# Looking for Sales Reps



## matrixoutdoors (Feb 19, 2011)

Matrix Outdoors is a new company located in Michigan. We are looking for sales rep's to cover the Ohio, Indiana, Illinois, Wisconsin, Missouri, Pennsylvania, New York, Kentucky, Minnesota. If you have any questions feel free to leave a message.


----------



## swampbuck08 (Sep 6, 2008)

what do you sell?


----------



## kg4cpj (Jul 29, 2004)

Yep what is it.


----------



## codykrr (Feb 6, 2011)

I would be interested if there was a tad more info provided. I am in Missouri BTW.


----------



## brtny8632 (Jun 30, 2008)

shoot me a pm with some info, thanks


----------



## purcels1 (Apr 10, 2008)

What is product/service?


----------



## slnk311 (Nov 29, 2010)

pm me please


----------



## gedster86 (Mar 24, 2011)

pm me also


----------



## customarrows (Mar 25, 2008)

Sent you a PM... Have not heard back yet.


----------



## Bill493 (Oct 15, 2010)

Guessing that you guys already done this, but this is what I found on-line:

Company Overview	
Matrix Outdoors' mission is to produce products that work! We want our customers to know what they are purchasing each time they put their hands on one of our bottles: FRESH DEER SCENT THAT WORKS! We have spent several years developing scents that have been tested in the field with great results.

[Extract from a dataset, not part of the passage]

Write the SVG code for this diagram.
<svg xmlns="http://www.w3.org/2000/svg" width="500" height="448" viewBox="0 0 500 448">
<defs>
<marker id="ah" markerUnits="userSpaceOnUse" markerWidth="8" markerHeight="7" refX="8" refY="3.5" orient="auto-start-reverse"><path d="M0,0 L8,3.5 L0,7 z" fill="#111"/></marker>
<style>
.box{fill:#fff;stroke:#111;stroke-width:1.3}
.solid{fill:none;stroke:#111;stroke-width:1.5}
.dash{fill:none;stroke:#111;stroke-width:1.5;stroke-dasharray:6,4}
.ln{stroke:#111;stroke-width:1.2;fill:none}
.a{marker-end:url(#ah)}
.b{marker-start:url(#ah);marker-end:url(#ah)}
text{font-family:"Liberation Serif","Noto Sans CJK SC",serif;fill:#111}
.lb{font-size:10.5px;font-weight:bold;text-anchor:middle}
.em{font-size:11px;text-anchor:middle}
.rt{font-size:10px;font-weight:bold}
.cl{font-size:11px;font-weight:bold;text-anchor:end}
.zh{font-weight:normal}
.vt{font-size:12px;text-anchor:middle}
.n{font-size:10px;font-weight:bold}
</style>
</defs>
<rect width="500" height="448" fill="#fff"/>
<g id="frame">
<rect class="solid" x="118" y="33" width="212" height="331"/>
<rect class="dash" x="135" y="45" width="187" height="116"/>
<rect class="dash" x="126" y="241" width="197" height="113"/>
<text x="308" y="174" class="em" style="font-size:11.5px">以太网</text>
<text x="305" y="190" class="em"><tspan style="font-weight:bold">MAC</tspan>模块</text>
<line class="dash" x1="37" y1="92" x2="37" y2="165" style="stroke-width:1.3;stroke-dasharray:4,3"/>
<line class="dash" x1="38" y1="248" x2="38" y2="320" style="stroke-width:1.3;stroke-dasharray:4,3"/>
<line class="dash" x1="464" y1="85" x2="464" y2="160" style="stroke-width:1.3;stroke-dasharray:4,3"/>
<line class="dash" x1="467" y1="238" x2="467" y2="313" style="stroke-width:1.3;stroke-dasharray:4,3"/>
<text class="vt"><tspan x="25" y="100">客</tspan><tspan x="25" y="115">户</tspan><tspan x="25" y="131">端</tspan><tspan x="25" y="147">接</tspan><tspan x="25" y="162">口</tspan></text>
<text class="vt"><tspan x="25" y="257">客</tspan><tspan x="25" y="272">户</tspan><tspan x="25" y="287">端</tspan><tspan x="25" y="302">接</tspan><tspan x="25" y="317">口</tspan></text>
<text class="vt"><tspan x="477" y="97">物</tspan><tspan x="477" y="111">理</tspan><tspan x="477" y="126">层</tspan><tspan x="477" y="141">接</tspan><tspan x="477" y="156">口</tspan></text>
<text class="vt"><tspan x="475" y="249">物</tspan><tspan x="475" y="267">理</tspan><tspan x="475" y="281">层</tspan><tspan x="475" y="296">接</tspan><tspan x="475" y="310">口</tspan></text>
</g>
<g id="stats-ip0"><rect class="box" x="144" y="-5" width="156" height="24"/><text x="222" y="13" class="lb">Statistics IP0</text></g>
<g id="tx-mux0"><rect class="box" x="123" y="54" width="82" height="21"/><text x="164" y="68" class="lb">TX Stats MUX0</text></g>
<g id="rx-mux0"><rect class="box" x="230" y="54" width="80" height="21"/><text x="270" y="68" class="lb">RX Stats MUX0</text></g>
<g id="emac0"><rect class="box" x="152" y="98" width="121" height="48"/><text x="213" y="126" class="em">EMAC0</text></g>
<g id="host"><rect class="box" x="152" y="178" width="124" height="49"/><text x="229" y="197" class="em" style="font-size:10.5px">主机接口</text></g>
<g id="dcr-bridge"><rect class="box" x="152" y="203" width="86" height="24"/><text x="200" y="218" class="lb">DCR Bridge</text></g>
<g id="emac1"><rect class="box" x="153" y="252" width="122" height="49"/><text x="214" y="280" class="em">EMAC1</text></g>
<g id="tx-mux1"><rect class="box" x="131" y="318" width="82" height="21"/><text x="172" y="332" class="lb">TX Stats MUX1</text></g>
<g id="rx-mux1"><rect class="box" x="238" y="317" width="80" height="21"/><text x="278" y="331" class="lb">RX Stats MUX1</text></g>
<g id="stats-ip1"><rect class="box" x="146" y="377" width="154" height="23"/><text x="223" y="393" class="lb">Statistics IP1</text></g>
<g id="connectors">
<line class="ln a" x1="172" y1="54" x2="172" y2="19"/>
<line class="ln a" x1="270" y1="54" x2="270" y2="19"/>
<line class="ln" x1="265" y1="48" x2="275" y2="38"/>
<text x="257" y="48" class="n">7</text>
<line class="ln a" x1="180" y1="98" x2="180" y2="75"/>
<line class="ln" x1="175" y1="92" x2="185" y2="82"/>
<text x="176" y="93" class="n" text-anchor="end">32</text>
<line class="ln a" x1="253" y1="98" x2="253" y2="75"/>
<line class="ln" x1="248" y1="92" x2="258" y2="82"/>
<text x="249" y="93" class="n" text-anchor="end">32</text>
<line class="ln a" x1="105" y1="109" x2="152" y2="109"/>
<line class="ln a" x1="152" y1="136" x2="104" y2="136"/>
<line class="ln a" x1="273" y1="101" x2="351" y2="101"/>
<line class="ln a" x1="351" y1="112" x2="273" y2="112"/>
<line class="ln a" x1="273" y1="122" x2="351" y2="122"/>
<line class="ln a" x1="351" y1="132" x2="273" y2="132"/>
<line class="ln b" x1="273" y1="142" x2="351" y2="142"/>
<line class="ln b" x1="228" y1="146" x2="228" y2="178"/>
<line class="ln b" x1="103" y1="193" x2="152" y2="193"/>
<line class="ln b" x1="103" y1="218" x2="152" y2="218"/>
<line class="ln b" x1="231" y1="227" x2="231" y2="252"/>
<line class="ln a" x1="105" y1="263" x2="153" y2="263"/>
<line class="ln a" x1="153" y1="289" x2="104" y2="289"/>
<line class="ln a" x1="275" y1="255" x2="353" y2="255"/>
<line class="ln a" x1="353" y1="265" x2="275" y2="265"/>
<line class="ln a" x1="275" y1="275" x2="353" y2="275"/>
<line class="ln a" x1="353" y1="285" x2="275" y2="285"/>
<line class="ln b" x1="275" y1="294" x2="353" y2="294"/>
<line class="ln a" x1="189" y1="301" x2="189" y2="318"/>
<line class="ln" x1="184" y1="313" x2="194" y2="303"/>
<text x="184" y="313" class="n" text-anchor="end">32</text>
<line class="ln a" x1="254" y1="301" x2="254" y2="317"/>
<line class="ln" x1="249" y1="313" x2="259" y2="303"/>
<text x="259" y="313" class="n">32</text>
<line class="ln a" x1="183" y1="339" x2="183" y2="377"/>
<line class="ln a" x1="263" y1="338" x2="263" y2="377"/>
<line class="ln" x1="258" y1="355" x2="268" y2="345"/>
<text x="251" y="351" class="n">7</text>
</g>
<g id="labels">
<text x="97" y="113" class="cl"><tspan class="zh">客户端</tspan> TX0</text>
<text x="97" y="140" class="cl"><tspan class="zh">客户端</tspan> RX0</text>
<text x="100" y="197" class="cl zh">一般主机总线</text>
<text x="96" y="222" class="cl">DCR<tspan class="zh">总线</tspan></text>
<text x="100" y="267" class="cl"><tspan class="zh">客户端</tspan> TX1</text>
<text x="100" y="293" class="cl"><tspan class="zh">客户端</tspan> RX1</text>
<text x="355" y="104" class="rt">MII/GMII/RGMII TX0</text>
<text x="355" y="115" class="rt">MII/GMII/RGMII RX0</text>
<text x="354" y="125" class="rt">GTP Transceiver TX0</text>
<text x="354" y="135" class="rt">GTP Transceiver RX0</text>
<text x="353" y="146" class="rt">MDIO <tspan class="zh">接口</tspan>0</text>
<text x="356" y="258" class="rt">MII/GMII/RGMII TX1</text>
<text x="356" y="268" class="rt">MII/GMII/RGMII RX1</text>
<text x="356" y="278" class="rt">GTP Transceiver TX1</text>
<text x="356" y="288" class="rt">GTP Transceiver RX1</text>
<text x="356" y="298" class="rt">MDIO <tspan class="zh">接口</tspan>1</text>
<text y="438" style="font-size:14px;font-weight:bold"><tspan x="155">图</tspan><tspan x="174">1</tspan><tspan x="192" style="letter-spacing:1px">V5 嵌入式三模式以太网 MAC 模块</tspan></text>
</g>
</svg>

During your next trip into the field bring along any of our products to produce the results that you have been waiting for.

Products:	
Right Time-Doe Estrus, My Girl, One-To-One Single Doe Estrus, Alpha Male, There Now-Extra HPT Doe Estrus, Bionic Buck, PB Gland


----------



## Bigtool1 (Apr 19, 2011)

Id be interested, PM me info, i live in ohio, and my cousin has a great bow shop i could help ya get in with!


----------



## pumpkineater (Apr 28, 2011)

Info please I live in north east pa . Would be interested ..


----------



## sharpstickod (Sep 3, 2010)

Im in northern Indiana....would definitely be interested, I have an archery shop.


----------